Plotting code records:
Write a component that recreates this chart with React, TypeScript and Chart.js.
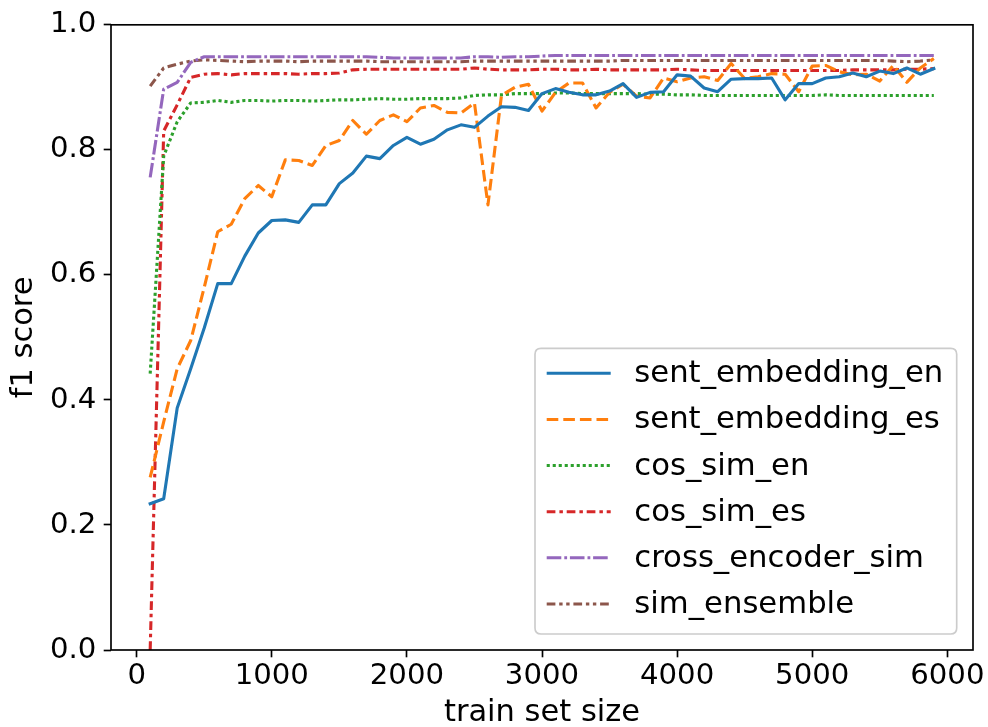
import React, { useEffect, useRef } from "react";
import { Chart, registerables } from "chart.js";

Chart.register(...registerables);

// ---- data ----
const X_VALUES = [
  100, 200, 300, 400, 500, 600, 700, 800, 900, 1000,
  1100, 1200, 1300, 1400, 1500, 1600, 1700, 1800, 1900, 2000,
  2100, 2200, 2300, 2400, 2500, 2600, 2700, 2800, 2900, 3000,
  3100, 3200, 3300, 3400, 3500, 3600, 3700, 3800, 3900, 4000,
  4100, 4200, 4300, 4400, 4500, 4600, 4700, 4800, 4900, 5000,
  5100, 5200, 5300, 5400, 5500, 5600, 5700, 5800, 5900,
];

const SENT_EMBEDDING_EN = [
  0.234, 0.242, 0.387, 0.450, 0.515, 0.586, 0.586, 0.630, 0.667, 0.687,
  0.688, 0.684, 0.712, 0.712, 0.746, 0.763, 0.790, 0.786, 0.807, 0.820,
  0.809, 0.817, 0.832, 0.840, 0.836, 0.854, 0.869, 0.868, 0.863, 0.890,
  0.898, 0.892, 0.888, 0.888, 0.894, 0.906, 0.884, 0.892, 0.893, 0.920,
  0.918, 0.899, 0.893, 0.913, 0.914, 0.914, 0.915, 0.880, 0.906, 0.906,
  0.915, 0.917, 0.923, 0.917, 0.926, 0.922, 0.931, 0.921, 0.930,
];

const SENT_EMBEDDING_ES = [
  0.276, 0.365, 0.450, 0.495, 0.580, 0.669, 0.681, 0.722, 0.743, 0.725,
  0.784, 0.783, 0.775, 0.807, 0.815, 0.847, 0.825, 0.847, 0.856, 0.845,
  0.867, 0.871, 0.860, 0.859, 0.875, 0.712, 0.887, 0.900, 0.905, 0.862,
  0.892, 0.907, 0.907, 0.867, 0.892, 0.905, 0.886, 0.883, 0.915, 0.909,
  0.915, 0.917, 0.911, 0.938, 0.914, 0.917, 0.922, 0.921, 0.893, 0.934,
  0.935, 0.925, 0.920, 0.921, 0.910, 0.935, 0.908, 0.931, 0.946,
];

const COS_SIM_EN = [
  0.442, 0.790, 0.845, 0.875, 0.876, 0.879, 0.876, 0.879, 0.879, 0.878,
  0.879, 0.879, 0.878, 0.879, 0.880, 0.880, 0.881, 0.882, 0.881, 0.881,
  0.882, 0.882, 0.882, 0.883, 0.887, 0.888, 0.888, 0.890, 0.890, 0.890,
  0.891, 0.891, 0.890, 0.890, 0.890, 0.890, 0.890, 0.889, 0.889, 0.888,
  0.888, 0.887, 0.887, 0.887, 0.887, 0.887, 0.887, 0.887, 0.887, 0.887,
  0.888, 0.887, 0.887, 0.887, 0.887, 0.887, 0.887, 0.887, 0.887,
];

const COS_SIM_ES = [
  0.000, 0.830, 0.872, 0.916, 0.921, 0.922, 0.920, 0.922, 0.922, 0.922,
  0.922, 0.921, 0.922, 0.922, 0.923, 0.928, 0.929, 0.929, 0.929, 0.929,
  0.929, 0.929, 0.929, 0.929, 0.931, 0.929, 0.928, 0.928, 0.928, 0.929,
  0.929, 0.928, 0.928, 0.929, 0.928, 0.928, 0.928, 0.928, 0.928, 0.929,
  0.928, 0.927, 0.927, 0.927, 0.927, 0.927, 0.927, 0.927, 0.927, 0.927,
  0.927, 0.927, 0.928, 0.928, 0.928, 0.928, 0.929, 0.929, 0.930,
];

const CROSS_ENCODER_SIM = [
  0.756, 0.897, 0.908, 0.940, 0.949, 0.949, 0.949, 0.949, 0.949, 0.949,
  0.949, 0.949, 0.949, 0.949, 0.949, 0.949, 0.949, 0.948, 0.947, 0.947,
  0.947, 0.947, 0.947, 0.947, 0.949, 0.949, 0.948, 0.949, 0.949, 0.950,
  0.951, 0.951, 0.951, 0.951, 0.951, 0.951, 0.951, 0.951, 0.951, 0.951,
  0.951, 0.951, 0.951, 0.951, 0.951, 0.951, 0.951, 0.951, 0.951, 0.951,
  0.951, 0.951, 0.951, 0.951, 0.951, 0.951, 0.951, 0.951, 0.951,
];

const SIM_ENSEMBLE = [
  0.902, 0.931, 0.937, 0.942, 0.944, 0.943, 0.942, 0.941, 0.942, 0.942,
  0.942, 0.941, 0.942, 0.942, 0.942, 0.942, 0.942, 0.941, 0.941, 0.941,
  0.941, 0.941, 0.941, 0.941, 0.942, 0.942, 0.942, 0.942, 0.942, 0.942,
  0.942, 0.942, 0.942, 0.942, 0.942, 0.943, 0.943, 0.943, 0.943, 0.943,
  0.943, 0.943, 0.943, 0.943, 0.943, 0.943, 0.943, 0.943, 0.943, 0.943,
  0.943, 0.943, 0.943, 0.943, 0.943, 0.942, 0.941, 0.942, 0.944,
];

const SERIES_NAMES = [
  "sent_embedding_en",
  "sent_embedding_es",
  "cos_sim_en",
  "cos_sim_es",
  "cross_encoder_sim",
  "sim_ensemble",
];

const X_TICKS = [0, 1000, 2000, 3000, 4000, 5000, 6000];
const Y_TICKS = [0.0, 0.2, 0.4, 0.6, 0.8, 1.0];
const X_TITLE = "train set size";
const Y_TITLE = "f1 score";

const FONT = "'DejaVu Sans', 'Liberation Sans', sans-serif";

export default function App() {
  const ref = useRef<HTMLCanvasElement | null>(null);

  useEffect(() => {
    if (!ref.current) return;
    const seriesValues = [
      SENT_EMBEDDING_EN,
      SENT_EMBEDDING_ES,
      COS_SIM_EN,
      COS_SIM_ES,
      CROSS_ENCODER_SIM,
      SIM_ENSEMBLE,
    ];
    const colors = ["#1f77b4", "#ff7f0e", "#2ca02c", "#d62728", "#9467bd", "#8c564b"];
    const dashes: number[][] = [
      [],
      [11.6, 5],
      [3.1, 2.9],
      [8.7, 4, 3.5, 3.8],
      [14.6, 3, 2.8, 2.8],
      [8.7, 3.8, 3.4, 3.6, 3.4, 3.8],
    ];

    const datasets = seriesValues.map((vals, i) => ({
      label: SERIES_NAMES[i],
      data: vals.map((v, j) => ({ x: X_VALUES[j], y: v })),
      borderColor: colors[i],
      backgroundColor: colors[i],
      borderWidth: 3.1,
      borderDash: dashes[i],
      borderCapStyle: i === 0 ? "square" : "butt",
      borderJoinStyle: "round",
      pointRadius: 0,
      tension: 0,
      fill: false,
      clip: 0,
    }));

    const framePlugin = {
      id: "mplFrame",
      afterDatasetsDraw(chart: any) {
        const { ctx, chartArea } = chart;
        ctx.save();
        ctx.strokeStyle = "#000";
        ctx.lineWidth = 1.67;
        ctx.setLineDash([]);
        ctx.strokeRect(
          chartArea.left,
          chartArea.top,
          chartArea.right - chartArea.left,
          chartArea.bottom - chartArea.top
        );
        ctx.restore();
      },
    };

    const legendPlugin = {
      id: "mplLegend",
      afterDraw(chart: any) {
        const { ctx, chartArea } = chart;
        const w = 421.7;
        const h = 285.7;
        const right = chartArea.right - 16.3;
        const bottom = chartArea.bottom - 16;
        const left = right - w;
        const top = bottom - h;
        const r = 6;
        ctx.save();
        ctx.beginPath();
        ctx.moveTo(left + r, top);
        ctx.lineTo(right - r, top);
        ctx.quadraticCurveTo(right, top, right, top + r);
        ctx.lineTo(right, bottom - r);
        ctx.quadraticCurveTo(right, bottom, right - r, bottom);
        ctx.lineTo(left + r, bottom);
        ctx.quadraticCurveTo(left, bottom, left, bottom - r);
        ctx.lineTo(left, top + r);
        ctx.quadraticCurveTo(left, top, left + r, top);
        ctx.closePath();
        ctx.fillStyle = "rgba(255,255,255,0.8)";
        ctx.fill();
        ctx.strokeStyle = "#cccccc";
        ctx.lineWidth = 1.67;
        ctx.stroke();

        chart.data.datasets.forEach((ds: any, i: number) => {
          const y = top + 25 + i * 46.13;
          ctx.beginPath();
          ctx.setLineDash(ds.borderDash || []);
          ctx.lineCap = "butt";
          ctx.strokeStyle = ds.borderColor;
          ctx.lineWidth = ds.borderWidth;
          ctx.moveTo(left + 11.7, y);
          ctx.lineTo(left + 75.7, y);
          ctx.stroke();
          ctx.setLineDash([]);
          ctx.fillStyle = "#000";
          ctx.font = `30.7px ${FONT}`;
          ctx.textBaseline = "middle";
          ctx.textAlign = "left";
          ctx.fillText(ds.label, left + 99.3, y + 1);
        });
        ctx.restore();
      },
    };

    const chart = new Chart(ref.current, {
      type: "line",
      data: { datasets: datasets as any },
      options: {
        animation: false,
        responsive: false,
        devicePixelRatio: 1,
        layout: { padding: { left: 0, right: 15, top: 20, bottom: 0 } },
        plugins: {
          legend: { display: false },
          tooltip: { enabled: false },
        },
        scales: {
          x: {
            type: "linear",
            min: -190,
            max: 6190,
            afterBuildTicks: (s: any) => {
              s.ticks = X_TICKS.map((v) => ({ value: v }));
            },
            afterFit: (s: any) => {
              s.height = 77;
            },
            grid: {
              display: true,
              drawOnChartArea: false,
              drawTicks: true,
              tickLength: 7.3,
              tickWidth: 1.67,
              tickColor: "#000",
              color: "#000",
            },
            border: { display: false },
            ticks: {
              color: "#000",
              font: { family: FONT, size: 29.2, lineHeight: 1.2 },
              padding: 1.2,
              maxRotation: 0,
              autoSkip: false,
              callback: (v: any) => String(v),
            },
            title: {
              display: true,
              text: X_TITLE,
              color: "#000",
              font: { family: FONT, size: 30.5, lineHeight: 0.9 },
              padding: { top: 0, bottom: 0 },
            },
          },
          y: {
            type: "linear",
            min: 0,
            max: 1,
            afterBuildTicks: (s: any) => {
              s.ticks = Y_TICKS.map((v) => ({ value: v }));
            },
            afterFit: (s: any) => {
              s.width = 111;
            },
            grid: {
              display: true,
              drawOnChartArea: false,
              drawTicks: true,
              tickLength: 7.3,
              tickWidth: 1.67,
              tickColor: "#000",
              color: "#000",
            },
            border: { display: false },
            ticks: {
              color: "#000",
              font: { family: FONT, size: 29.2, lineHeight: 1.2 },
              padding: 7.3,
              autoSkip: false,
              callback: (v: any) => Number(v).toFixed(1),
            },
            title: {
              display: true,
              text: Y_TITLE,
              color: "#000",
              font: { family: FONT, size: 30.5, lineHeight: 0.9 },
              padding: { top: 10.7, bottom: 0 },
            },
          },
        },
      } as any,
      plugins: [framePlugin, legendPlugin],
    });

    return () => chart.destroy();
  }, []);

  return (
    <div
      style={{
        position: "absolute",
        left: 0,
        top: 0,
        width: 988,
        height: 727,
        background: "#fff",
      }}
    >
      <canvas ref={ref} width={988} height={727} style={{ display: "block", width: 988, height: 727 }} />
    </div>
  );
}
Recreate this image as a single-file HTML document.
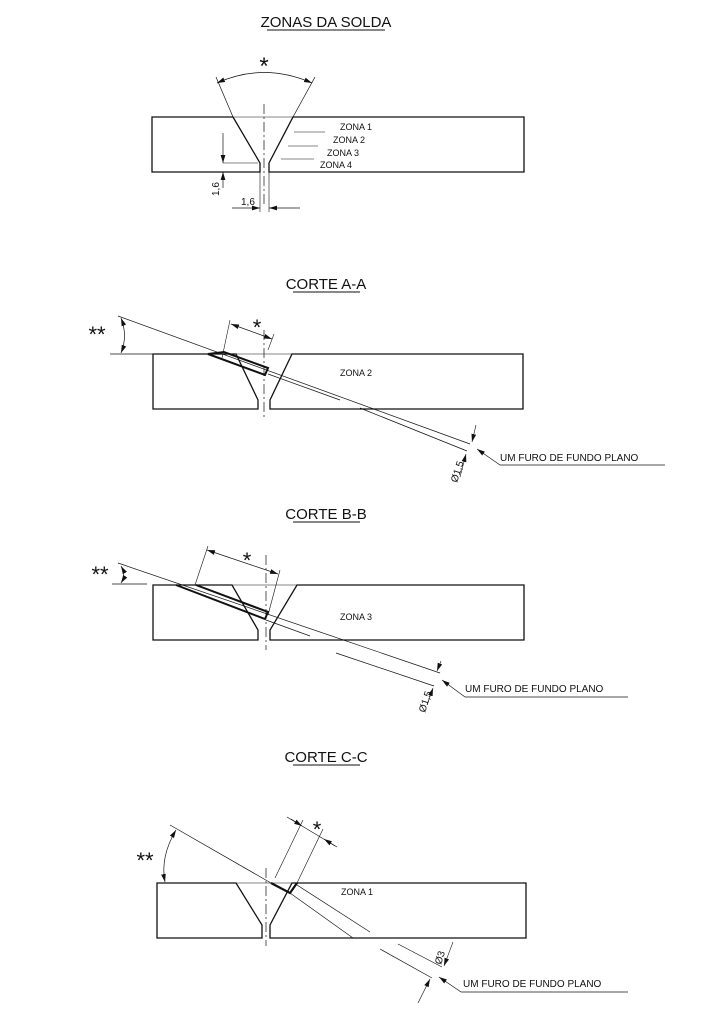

WHAT THIS TASK INVOLVES
Copy only the part of the records that runs from the first line to the line with "Chart.register(...registerables);", ends included, leaving pictures out.

THE RESPONSE
Write a component that recreates this chart with React, TypeScript and Chart.js.
import React, { useEffect, useRef } from "react";
import { Chart, registerables } from "chart.js";

Chart.register(...registerables);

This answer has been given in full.